(Objective)
Identify the lines that contain the string "this" and copy all of them.

(Stored rows)
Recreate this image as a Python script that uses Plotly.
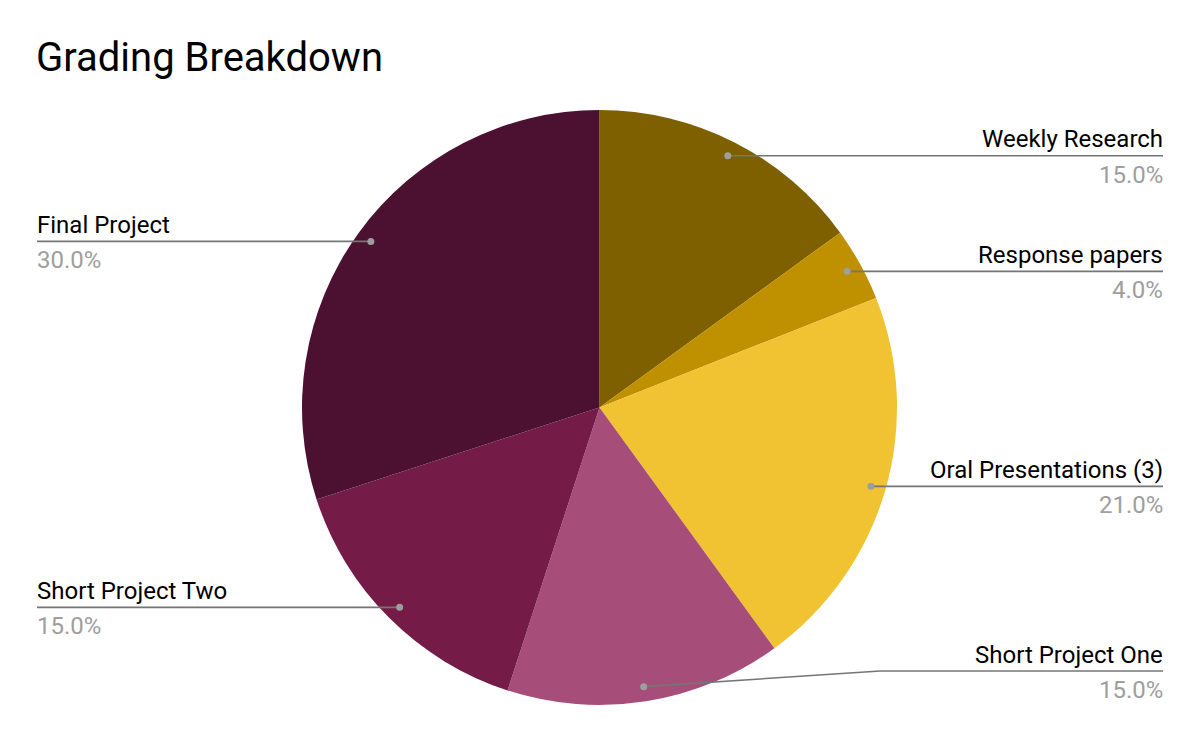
import math
import plotly.graph_objects as go

# ---- data ----
labels = ["Weekly Research", "Response papers", "Oral Presentations (3)",
          "Short Project One", "Short Project Two", "Final Project"]
values = [15, 4, 21, 15, 15, 30]
colors = ["#7f6000", "#bf9000", "#f1c232", "#a64d79", "#741b47", "#4c1130"]
title = "Grading Breakdown"

# ---- layout constants (screen pixels) ----
W, H = 1200, 742
PAGE_OFF = 8  # default body margin of the html page
CX, CY, R = 599.5, 407.5, 297.5
DOT_FRAC = 0.95
RIGHT_X, LEFT_X = 1163, 37
TEXT_PAD = 2
FONT = "Roboto"
LINE_COLOR = "#757575"
DOT_COLOR = "#9e9e9e"
PCT_COLOR = "#9e9e9e"
label_y_override = {"Short Project One": 671}
bend_x_override = {"Short Project One": 880}


def px(x):
    return (x - PAGE_OFF) / W


def py(y):
    return 1 - (y - PAGE_OFF) / H


fig = go.Figure(go.Pie(
    labels=labels, values=values, sort=False, direction="clockwise", rotation=0,
    marker=dict(colors=colors, line=dict(width=0)),
    textinfo="none", hoverinfo="label+percent", showlegend=False,
    domain=dict(x=[px(CX - R), px(CX + R)], y=[py(CY + R), py(CY - R)]),
))

total = sum(values)
shapes, annotations = [], []
cum = 0
for lab, v in zip(labels, values):
    mid = (cum + v / 2) / total * 2 * math.pi
    cum += v
    dx = CX + DOT_FRAC * R * math.sin(mid)
    dy = CY - DOT_FRAC * R * math.cos(mid)
    right = math.sin(mid) >= 0
    ly = label_y_override.get(lab, dy)
    end_x = RIGHT_X if right else LEFT_X
    pts = [(dx, dy)]
    if lab in bend_x_override:
        pts.append((bend_x_override[lab], ly))
    pts.append((end_x, ly))
    for (x0, y0), (x1, y1) in zip(pts[:-1], pts[1:]):
        shapes.append(dict(type="line", xref="paper", yref="paper",
                           x0=px(x0), y0=py(y0), x1=px(x1), y1=py(y1),
                           line=dict(color=LINE_COLOR, width=1.6)))
    rr = 3.5
    shapes.append(dict(type="circle", xref="paper", yref="paper",
                       x0=px(dx - rr), x1=px(dx + rr), y0=py(dy + rr), y1=py(dy - rr),
                       fillcolor=DOT_COLOR, line=dict(width=0)))
    anchor = "right" if right else "left"
    tx = end_x + TEXT_PAD if right else end_x - TEXT_PAD
    annotations.append(dict(text=lab, xref="paper", yref="paper",
                            x=px(tx), y=py(ly - 16.5), xanchor=anchor, yanchor="middle",
                            showarrow=False, font=dict(family=FONT, size=24, color="#000000")))
    annotations.append(dict(text=f"{v / total * 100:.1f}%", xref="paper", yref="paper",
                            x=px(tx), y=py(ly + 19), xanchor=anchor, yanchor="middle",
                            showarrow=False, font=dict(family=FONT, size=24, color=PCT_COLOR)))

annotations.append(dict(text=title, xref="paper", yref="paper",
                        x=px(34), y=py(58), xanchor="left", yanchor="middle",
                        showarrow=False, font=dict(family=FONT, size=40, color="#000000")))

fig.update_layout(
    width=W, height=H, margin=dict(l=0, r=0, t=0, b=0),
    paper_bgcolor="white", plot_bgcolor="white",
    shapes=shapes, annotations=annotations,
)
fig.write_html("out.html")
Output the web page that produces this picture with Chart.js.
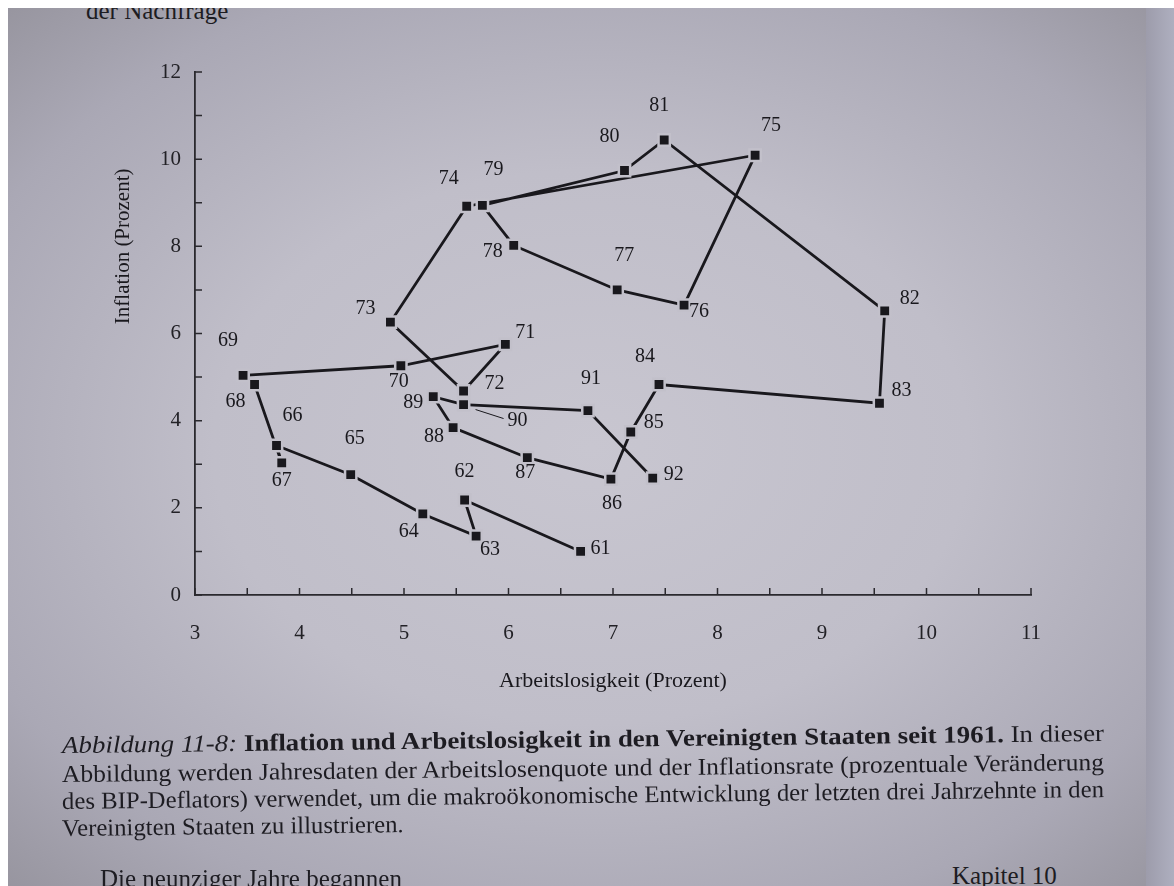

(Finished exercise)
Recreate this image as a Python script that uses Plotly.
Output the web page that produces this picture with Chart.js.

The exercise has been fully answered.